International and Thai volunteers, including prison inmates, are still searching for survivors. Locals complain that rescue workers are only looking after tourists.

Phuket (AsiaNews/Agencies) – An international team as well as 13,000 Thai volunteers have launched the largest rescue operation in the country's history. Meanwhile, Thai Prime Minister Thaksin Shinawatra announced that the death toll from Sunday's earthquake-cum-tsunami could reach as high as 7,000 people.

Rescue operations, he said, are a virtual race against time because "many people are still missing" and about 80 per cent of them are "likely dead already", whilst the remaining 20 per cent is probably unable to communicate their whereabouts.

As of today, official figures speak of 1,975 people dead and 6,000 missing, both Thai residents and foreign tourists.

The international team of volunteers is made up of Australians, Germans, Japanese, Israelis and members from other nations. It is making its way along Thailand's southern coast in a desperate attempt to find survivors, and recover and identify bodies that have been decomposing on the beach.

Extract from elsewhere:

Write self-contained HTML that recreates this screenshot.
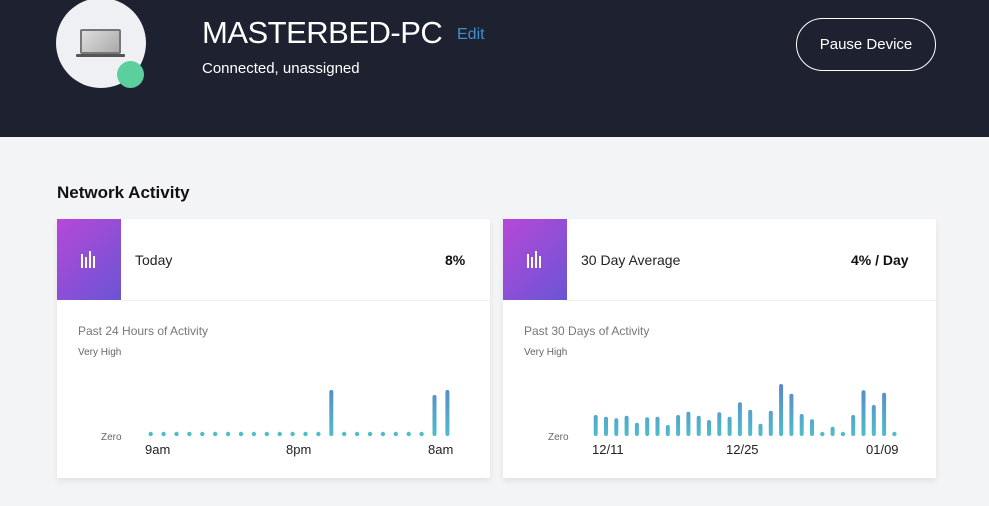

Rotting corpses are fouling the air making breathing nigh impossible, whilst lack of hygiene is increasing the chances of epidemic outbreaks.

Rescue workers are focusing on a 30-km stretch of Phang Nga province coastline, north of Phuket Island. More than half of all the dead were found in this part of the country.

Another 3,000 people—foreign tourists and residents in poor local villages—are thought to have died when the tsunami hit.

Jurit Laksanawisit, a member of parliament for Phang Nga, said that "rescue workers are trying to save tourists with little concern for local fishermen and residents". He described rescue operations as "slow and chaotic" and claimed that "more could have been done".

Thailand's Prime Minister admitted problems in coordinating rescue operations because of the number of stricken areas, but stressed "the commitment and good will of rescuers" who are working in hardly ideal conditions.

Prison inmates have also been mobilised in the rescue effort. They are charged with removing dead bodies and building temporary shelters for foreigners.

During rescue operations in Khao Lak, hundreds of people fled the beach in panic after a siren warned of an impending tsunami. Eventually, it turned out to be a false alarm. It was, however, also sounded in India.

Seismographers in Hong Kong recorded another quake measuring magnitude 5.7 centred north-west of Sumatra in Indonesia.

Throughout the region, children were hardest hit; about one third of the dead were underage.

Some, however, were luckier. A British woman said a group of kids was able to escape the killer wave by jumping on the back of an elephant.